I’m endlessly fascinated by grammar because studying it involves solving interesting analytical puzzles and considering different solutions to the same problem (a transferable skill if ever there was one). From experience I know that school children also enjoy an investigative approach to studying grammar. They love doing grammar. The Englicious website has many grammar activities for school children which helps them learn grammar in a playful way. More advanced students can get their teeth into the assignments that form part of the very successful Linguistics Olympiad in which many schools take part.

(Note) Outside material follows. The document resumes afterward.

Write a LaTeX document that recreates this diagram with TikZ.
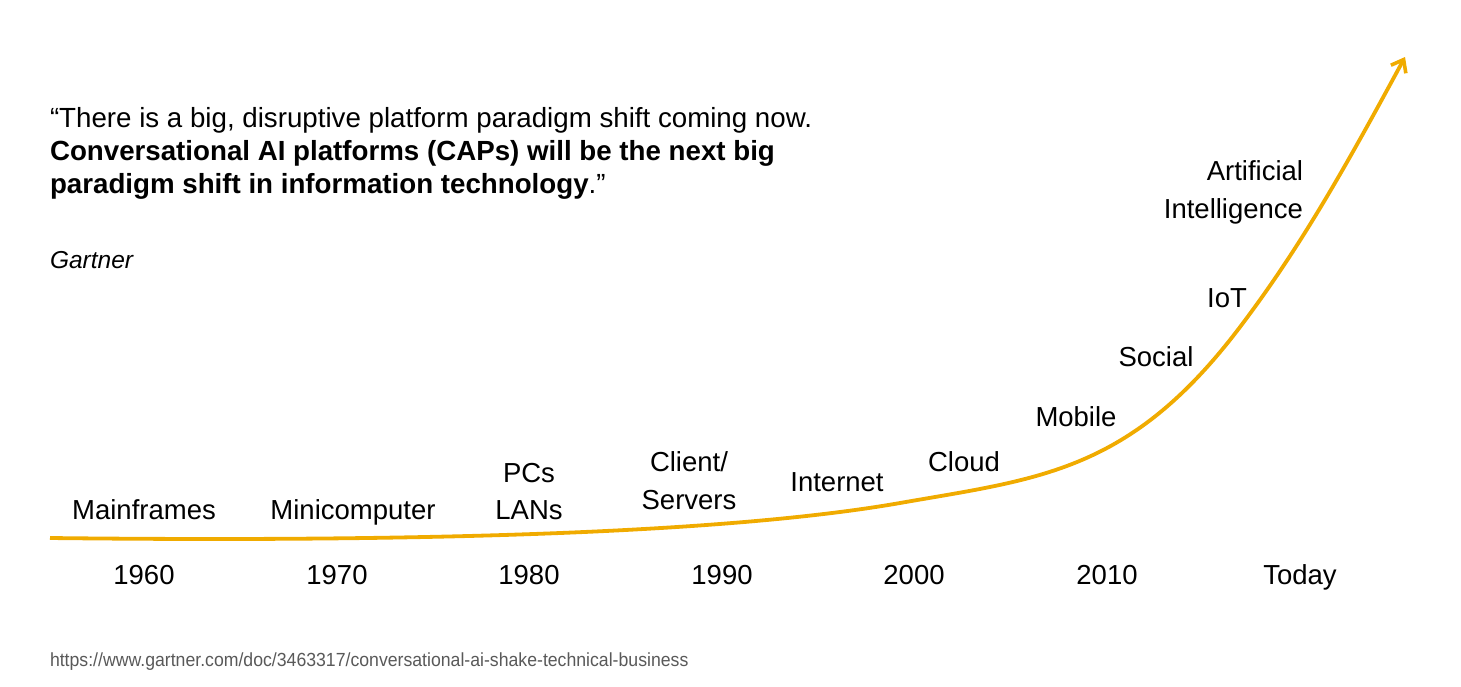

For all the above reasons it is important that school children are taught about grammar. However, learning about the mechanisms of language involves effort for children, which includes familiarising themselves with some technical terminology, in the same way that knowing how a poem or novel works involves learning about metaphors, similes, etc. I don’t think that Michael Rosen would disagree with that. Terminology is necessary for every subject we study, and there is a certain joy in knowing the names of the nuts and bolts of things.
Can we do without the terminology? Sure, it is possible to study language and other subjects such as literature, art and philosophy without any knowledge of terminology, but it will be much harder. If students do know some terminology it makes studying those subjects a much richer and more rewarding experience. To my mind if teachers avoid using terminology they underestimate their students’ abilities, and they dumb their subject down.
If the teaching of grammar only involved the ‘naming of parts’ that would be worrying, but there are very clear signs that teachers do not teach grammar in the same way as was done decades ago. There are now many resources that help teachers teach language, including grammar, in an engaging way that inspires children. A clear indication of the excellent language teaching that is being done in schools is the large number of school children who go on to study English language and linguistics at university. There is now talk of an A-level in linguistics. The sooner that comes about, the better.